In Belize, Duane Seawell would arrange for accomplices to meet the couriers in Chetamul, Mexico, just across the border from Belize, and provide the cocaine-filled shoes, the government said.

In Houston, Mark Seawell is accused of arranging for chaperones to meet the couriers in Houston and Cancun, Mexico, and make sure they ” and their deliveries ” made it to Columbus.

Investigators say money from the drug deals were sent to the brothers through wire transfers, carried by hand by couriers or shipped in coolers sent through the mail.

Federal agents documented $1 million in wire transfers alone and estimate millions more based on the cash shipments.

Barney Clark, a criminal investigator with the Internal Revenue Service, stumbled onto the alleged scheme in 1996 while doing routine checks of Western Union money transfers. He started noticing repeat transfers from Columbus to Houston and thought something was up.

The government opened its file in 1996, the first indictments were issued in 1997 and dozens of prosecutions of the couriers followed quickly. But Mark and Gary Seawell fled the country before they could be arrested.

Duane Seawell, 34, faces 14 to 21 years in prison under federal sentencing guidelines. Prosecutors are pushing for a tough sentence, arguing Seawell was in charge of the Belize end of the operation and oversaw a network of dozens involved in shipping millions of dollars in illegal drugs into the United States.

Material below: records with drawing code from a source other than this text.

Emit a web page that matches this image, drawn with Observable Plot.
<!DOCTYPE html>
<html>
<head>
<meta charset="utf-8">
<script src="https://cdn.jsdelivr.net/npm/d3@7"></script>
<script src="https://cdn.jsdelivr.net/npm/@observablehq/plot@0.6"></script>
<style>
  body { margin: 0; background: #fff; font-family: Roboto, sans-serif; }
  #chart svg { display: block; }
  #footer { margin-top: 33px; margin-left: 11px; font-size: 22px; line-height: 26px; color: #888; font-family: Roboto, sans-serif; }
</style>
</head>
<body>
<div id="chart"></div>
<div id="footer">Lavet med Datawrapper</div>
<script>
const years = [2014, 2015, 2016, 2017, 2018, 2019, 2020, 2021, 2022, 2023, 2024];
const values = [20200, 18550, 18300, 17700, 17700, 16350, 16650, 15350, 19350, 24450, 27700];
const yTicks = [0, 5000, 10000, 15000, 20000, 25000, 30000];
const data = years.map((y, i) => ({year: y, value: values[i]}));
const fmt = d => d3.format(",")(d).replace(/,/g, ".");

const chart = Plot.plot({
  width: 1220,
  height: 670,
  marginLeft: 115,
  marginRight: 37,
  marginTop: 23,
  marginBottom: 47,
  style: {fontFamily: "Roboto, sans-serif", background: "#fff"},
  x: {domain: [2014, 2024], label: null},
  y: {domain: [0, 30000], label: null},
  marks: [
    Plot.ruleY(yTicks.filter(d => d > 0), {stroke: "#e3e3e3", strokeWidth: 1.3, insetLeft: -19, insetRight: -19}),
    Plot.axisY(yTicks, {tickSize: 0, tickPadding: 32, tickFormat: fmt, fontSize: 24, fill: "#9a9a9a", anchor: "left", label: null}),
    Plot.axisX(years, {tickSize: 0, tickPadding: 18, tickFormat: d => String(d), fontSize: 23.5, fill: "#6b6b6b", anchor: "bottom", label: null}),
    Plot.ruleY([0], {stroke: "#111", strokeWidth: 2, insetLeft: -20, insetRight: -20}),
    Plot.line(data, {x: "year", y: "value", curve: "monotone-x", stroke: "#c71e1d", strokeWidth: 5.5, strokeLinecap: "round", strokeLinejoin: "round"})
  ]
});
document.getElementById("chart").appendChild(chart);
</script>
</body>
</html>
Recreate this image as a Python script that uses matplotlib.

Seawell maintains he’s a first-time offender who deserves a lower sentence because he played a relatively minor role in the scheme.

While Duane Seawell managed a handful of people in Belize, his brothers were the ringleaders who formed the entire conspiracy, his attorney, Diane Menashe, said. Mark and Gary “recruited individuals to further the conspiracy, and one of the individuals they recruited was Duane,” she said.